An examination of the Financial Stability Board’s (FSB) latest methodology for assessing the systemic riskiness of investment industry firms finds that hedge funds would likely be considered as posing the greatest systemic risk under the FSB’s approach.
A new report from Fitch Ratings finds that private funds, such as hedge funds, pose the greatest systemic risk based on key risk indicators set out by the FSB in a paper on identifying financial entities, other than banks or insurers, that may be considered systemically important.
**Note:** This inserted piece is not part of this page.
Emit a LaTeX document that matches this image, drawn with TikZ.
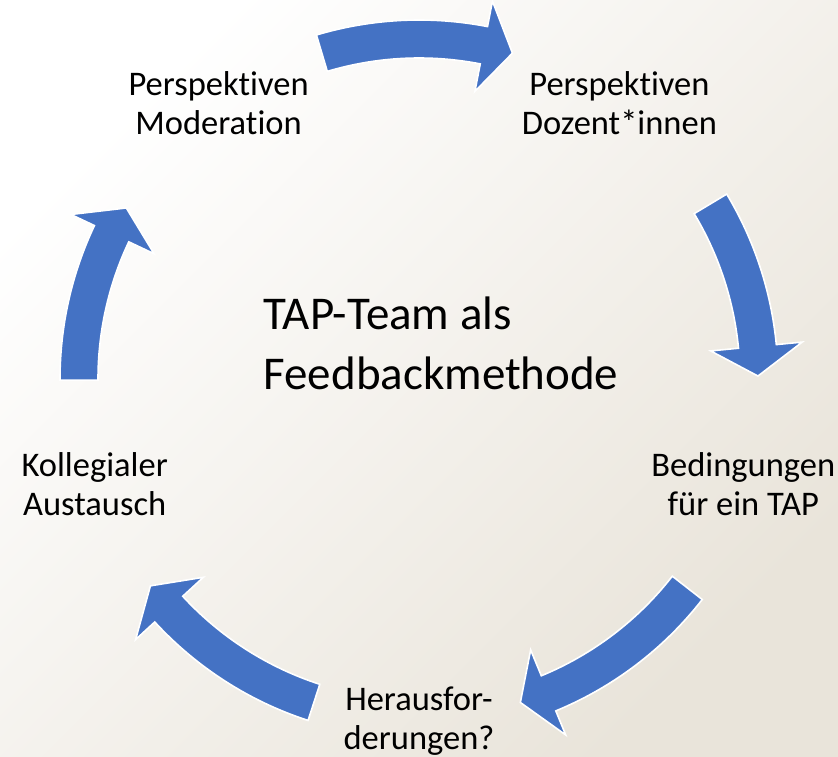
\documentclass[tikz,border=0pt]{standalone}
\usepackage{fontspec}
\setmainfont[Ligatures=NoCommon]{Carlito}
\usepackage{tikz}
\usetikzlibrary{positioning}

\definecolor{cycblue}{HTML}{4472C4}
\definecolor{paper}{HTML}{E9E4DA}

\begin{document}
\begin{tikzpicture}[x=1pt,y=1pt,
  cyc/.style={fill=cycblue,draw=white,line width=1.6pt,line join=miter},
  lbl/.style={font=\fontsize{34.5}{38.5}\selectfont,align=center,inner sep=0pt},
  mid/.style={font=\fontsize{47}{60}\selectfont,align=left,inner sep=0pt}]
  % background
  \shade[top color=white,bottom color=paper,shading angle=45]
    (-419,-378) rectangle (419,379);
  \useasboundingbox (-419,-378) rectangle (419,379);
  \coordinate (ctr) at (0,0);
  % the five steps, on a circle round ctr
  \node[lbl] (moder) at (126:341) {Perspektiven\\Moderation};
  \node[lbl] (dozent) at (54:341) {Perspektiven\\Dozent*innen};
  \node[lbl] (beding) at (-18:341) {Bedingungen\\für ein TAP};
  \node[lbl] (heraus) at (270:342) {Herausfor-\\derungen?};
  \node[lbl] (kolleg) at (198:341) {Kollegialer\\Austausch};
  \node[mid] (team) at (22,36) {TAP-Team als\\Feedbackmethode};
  % curved block arrows, clockwise: start angle / tip angle
  \foreach \s/\t in {106.6/74, 31/0.5, -37.9/-72.6, -108/-142.4, 180.2/149.7}{
    \pgfmathsetmacro\hb{\t+5}
    \filldraw[cyc] (\s:359) arc[start angle=\s,end angle=\hb,radius=359]
      -- (\hb:385) -- (\t:339) -- (\hb:293) -- (\hb:321)
      arc[start angle=\hb,end angle=\s,radius=321] -- cycle;
  }
\end{tikzpicture}
\end{document}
Fitch says that the FSB paper identifies size, substitutability, interconnectedness, complexity and cross-jurisdictional activities as potential drivers of systemic risk in the investment management space. “In our view, the two key drivers of systemic risk are the use of excessive leverage (and associated counterparty relationships) and ‘substitutability’, or a fund’s gross (leveraged) size relative to its investment sector,” says Fitch.
“If one or more large, heavily leveraged funds come to represent ‘the market’, this could introduce illiquidity in times of stress. We believe the combination of these two factors, excessive leverage and a large market footprint, are most likely to create systemic risk in times of stress,” it adds.
The rating agency concludes that in that context larger, leveraged private funds pose the most systemic risk in the investment management sector. “Private funds are lightly regulated, and leverage constraints are far looser, reflecting counterparty risk limits rather than regulatory limits,” it says.
By contrast, regulated investment funds are restricted from taking on excessive leverage, it says, which “makes the transmission of systemic risk due to a forced deleveraging low in our view for regulated funds.” Although one potential caveat to this, Fitch says, is that “certain derivatives are used by regulated funds in the U.S., where the regulatory treatment may not fully capture the true ‘economic leverage’ that is incurred.”
As for asset managers, Fitch says that this is generally not a balance sheet intensive business, and does not involve large amounts of leverage, maturity transformation, or financial complexity for the firms. “It is the funds themselves that take on leverage, to the degree allowed, utilize derivatives and have counterparty exposures,” it says.